Par Alice Moraz
Miss Poppins / The Divine Company / adaptation et mise en scène Stefania Pinnelli / Le Petit Théâtre / du 7 au 31 décembre 2016 / Plus d’infos
Magique ! C’est bien l’impression que laisse Miss Poppins, spectacle basé sur le livre de Pamela Lyndon Travers et adapté par The Divine Company. Les comédiens se jouent des difficultés techniques et donnent à voir une version enchanteresse de la célèbre histoire.
Veuf et débordé par son travail, Mr. Peterson se désespère de l’effet que fait sa fille sur ses gouvernantes qui prennent la fuite les unes après les autres. Il voit donc arriver Miss Poppins d’un œil perplexe sans se douter qu’il est sur le point de laisser entrer un souffle de magie dans sa maison. C’est une gouvernante un peu old school mais résolument imaginative qui remporte la confiance d’Emma. Elle est accompagnée de son complice Tim, aussi à l’aise dans son rôle de facteur que de motard ou de constructeur en bâtiment et qui pourrait presque être la version fantaisiste du père d’Emma. La version de Denis Correvon et Stefania Pinnelli met en avant les qualités maternelles de Miss Poppins et exploite sur le plan scénique ses ressources magiques. Cette femme est bien décidée à ce qu’Emma ne se laisse pas formater par le monde actuel. Elle l’emmènera dans une forêt imaginaire ou auprès d’un marchand qui propose les bonbons du « langage universel », celui que l’on perd en devenant adulte. Le goût de la gouvernante pour les mots et l’imagination convoque Cyrano de Bergerac à venir partager une partie de sa tirade du nez et fait sortir l’air de la Reine de la nuit d’un livre de chant : des références littéraires et musicales qui plairont aux plus grands.

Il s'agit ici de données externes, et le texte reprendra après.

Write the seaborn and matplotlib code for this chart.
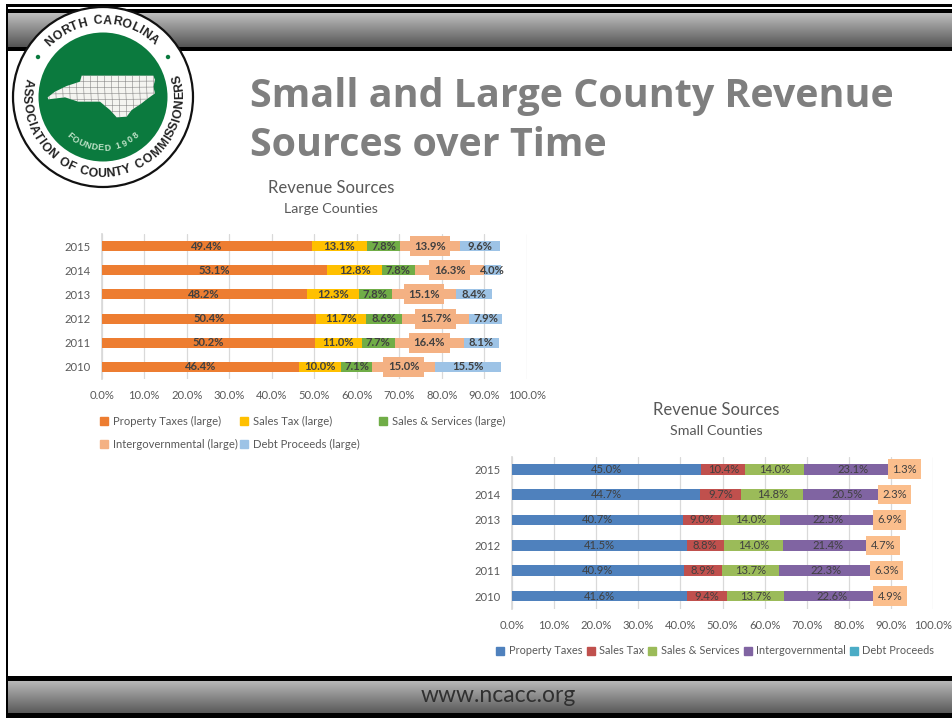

On pardonnera volontiers les petites leçons de morale qui sonnent quelques fois comme des clichés tant l’ensemble est bien mis en scène : les difficultés dues à la taille du plateau sont résolues pour présenter tous les espaces à partir des mêmes éléments de décors qui sont déplacés ou transformés et les effets magiques se glissent dans la pièce avec une étonnante fluidité. Car il fallait non seulement trouver des astuces pour retranscrire l’atmosphère magique qui plane dans la légendaire œuvre mais aussi les adapter au média particulier qu’est le théâtre. Chapeau bas au comédien et magicien Pierric Tenthorey à qui les responsables de la conception ont confié la création des effets magiques. Comme il a généreusement partagé ses secrets, les autres comédiens peuvent eux aussi transformer une pomme en poire, plus au goût d’Emma (qui passe du pyjama à la robe en un tour de main) ou verser un bol d’air frais puis un liquide aromatisé à la fraise avec une théière aux couleurs pastel. Et c’est sans difficulté apparente que la gouvernante fait rentrer son parapluie entier dans un sac qui donne l’impression de contenir tous les trésors du monde.
Les différents espaces se déploient tous à partir d’une base composée d’un plateau central. Les murs sont matérialisés par de larges bandes élastiques par lesquelles peuvent entrer et sortir les comédiens. Les décors se hissent sous nos yeux : des arbres en cartons sortent de sous les planches, sont tendus vers le haut par des câbles puis s’illuminent, lorsque les personnages passent du monde réaliste à celui de la fantaisie. Les chaises se détachent des portes et se montent comme des meubles minimalistes. Les jeux de lumières viennent parfaire l’impression que le merveilleux peut être convoqué à tout instant.
Même le père qui, tout au long de l’histoire, n’a pas cru un seul instant à ce que racontait sa fille, se laisse finalement convaincre par la vision de cette gouvernante à la fois stricte et fantaisiste, pour qui il suffit de voir les choses sous un angle différent. La preuve par le théâtre que tout est question de perception et que l’imagination cohabite sans heurt avec la réalité, et rend la vie plus douce pour les petits et pour les plus grands.